At 3:39 a.m. the president walked up the ramp of the C-17 to attend a short prayer given by Maj. Richard S. Bach, an Air Force chaplain. Obama emerged minutes later, the last in a line of personnel, and stood at attention in the cool night breeze, his hands cupped at his side. At 3:50 a.m. the flag-draped transfer case -- not a coffin or casket -- was carried from the plane to a waiting vehicle while all those participating saluted.
At one point before the dignified transfers, President Obama spent time on the plane, accompanied by just Beers, otherwise alone with the 18 fallen soldiers.
Griffin's family gave permission for the media to cover the transfer.

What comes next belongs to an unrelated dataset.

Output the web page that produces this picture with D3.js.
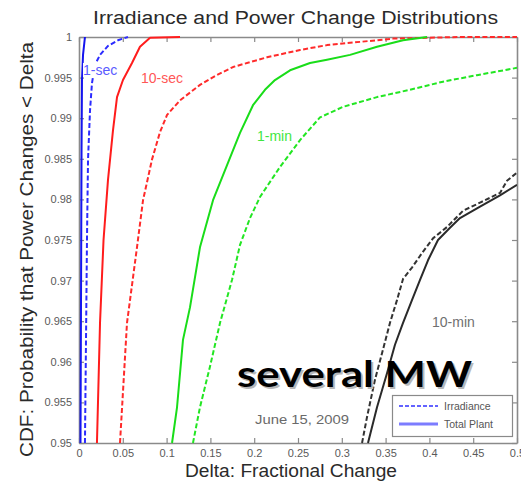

The three DEA agents killed were identified as 37-year-old Forrest Leamon and 30-year-old Chad Michael, both from Virginia, and 37-year-old Michael Weston of Washington. Weston, like Obama, was a Harvard Law School graduate.
Obama's participation in this sad military tradition comes at a critical time for the president, as he weighs sending as many as 40,000 more troops to Afghanistan. Obama continues to deliberate with his commanders and advisors and will likely make a decision on troop levels in the next few weeks.
A Solemn Movement, Not a Ceremony
The dignified transfer is not considered a "ceremony" by the military; rather, it is considered a "solemn movement" of the transfer case carrying a soldiers' remains. A team of six military personnel from the fallen member's respective service carry the case and a senior flag officer attends every transfer.
A dignified transfer is conducted for every U.S. military member who dies in the theater of operation while in the service of their country.
The official party this night included Obama, U.S. Attorney General Eric Holder, Air Force Chief of Staff Gen. Norton Schwartz, DEA Acting Administrator Michele Leonhart, U.S. Army Assistant Judge Advocate Maj Gen Daniel Wright, U.S. Army Special Forces Commander Brig. Gen. Michael Repass, and Air Force Mortuary Affairs Operations Center Col. Robert Edmondson, who will serve as the Dignified Transfer Host Officer.
On the helicopter flight back to Washington, D.C., the president thanked Beers for arranging the trip, after which no one said a word for the remainder of the 45-minute flight.
"Sending men and women into combat is the toughest part of the job," the official says, "and this is what happens when they come home tragically. It was very, very powerful."
The president returned to the White House at 4:43am.